FOR years he prided himself on his reputation as "the man they love to hate". But last Monday, when 80-year-old Vincent Plunkett died a gruesome and lonely death in his inner-city flat, the joke suddenly stopped being funny.
Throat slit from ear to ear and his half-naked body dumped on his bed, he died as he had lived: on his own, friendless and in unsavoury circumstances.
Though nobody should die that way, few who knew Vincent Plunkett were surprised that his life should end in such violent circumstances. During a chequered life, he had courted notoriety, not least in his native Athlone where he received a conviction for stalking and where he won his reputation as a hate figure.
As a traffic warden, he was despised, though it was an equal opportunities kind of hatred, so keen was he to hand out tickets to gardai, Dail deputies, ordinary members of the public and even the local judge.
Born into a well-respected business family in Athlone, Plunkett was the son of a publican called OJ, who ran the family pub in the shadow of the town's historic castle.
Plunkett himself worked for 30 years as transport manager for local firm Seafield Gentex before running a chip shop called The Hurricane for four years.
After that he took up the reins as the local traffic warden in Athlone's pre-bypass days when it was one of the worst traffic blackspots in the country.
Taking pride in his job he said he knew that he was a hate figure in the town but boasted, "They can't get [someone] thick enough to replace me, " in an interview in the Athlone Observer in 1985.
"Nobody knows the number of accidents I've prevented or the amount of petrol I've saved the country since I took up my job."
Plunkett became embroiled in a feud with local gardai, who resented him issuing them with parking tickets, even though he was never a stranger to the courts himself.
He had convictions for assaulting a motorist and for drink driving, and he pursued a prosecution against a motorist who he claimed knocked him down.
An air of surprise spread across Athlone when Plunkett put his name into the hat for the 1985 local elections.
He polled 96 first preference votes and in the aftermath of the election he claimed: "The fact that I wasn't elected isn't my loss, it's Athlone's".
He remained in the town he thought he was serving well until 1998, when he was convicted of stalking a married couple . . . Michelle and Brian Mullins. Brian Mullins killed himself a few months later.
Plunkett was convicted at Athlone district court on a number of counts of harassing the couple. Brian Mullins (25) was on good terms with Plunkett at one point, but after a cooling in the friendship, Plunkett started stalking him in 1997. During the prolonged ordeal for the couple, Plunkett placed dog faeces in the family letterbox, spat at Michelle Mullins and followed the couple to the Aran Islands to harass them while they were on holiday.
Brian Mullins hanged himself at his home near Clonbrusk, Athlone shortly after the court hearing.
"After the court case I didn't care about him [Plunkett], " Michelle Mullins said last week. "I just want to forget about him and everything that happened and move on."
Speaking to the Sunday Tribune this weekend, her father Paddy Joyce said: "All of this happened so many years ago that we just want to put it behind us and try and get on with our lives."
Recalling the attitude in the town towards Plunkett, a local man said after his murder: "I remember when I was going to school in Athlone in the 1970s that he was known as a homosexual who had an open relationship with another man.
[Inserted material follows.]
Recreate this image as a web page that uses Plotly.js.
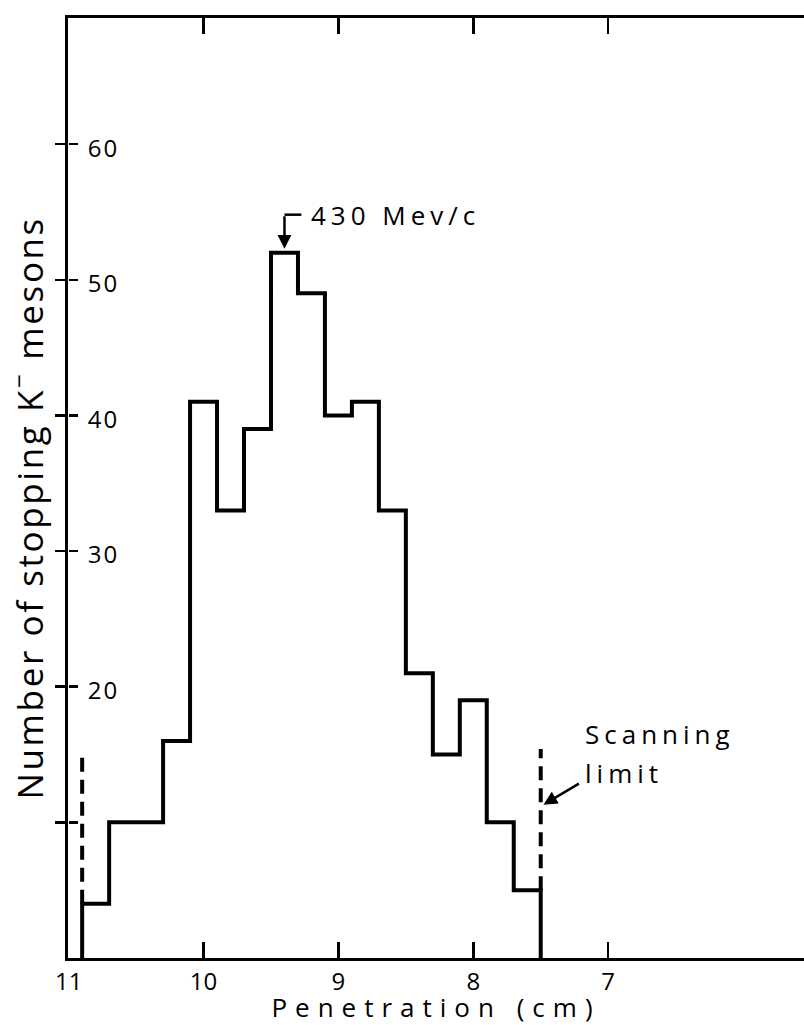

At that stage he was basically a subject of ridicule and he was not terribly popular and he was always a bit of a loner."
Other locals described him as a "total loner without friends" who could be seen "hanging around street corners".
Members of Plunkett's extended family still living in Athlone told the Sunday Tribune that they did not wish to comment about him when contacted this weekend.
Questions have been raised since Vincent Plunkett's death about how such an unsavoury character, with a criminal past, could have secured such coveted accommodation at the sheltered flat in Robinson Court, off Cork Street in south inner-city Dublin. So far Dublin City Council has refused to offer an explanation.
"Each application for housing is assessed on its own merits and in strict confidence, " a spokeswoman said.
This weekend locals in the Robinson Court complex had plenty to say about their former neighbour.
"Nobody around here really knew him well", said one elderly lady. "He was one of these people that kept himself to himself and I rarely saw him."
Another man said: "He always seemed a bit weird as he would never talk to anyone. I think that people didn't like him because he was so unfriendly. It used to scare people a bit that he would not talk to any of his neighbours."
Local shopkeepers said he was always polite when he would call in to buy groceries but he would not engage in even the most innocuous of conversations.
He used to go for a drink in some of the local pubs on Meath Street but again he was seen as a loner.
"He would come in by himself and order a pint. He would just sit at the end of the bar drinking it on his own and would not talk to anyone, " said a barman in Bohan's pub.
"We were all shocked to hear everything that came out about him during the week as he seemed like a quiet, harmless man that would not bother anyone."
Nobody has been arrested in connection with the murder but gardai continue to investigate who beat Plunkett up as he lay in bed before they slashed his throat and left him to bleed to death.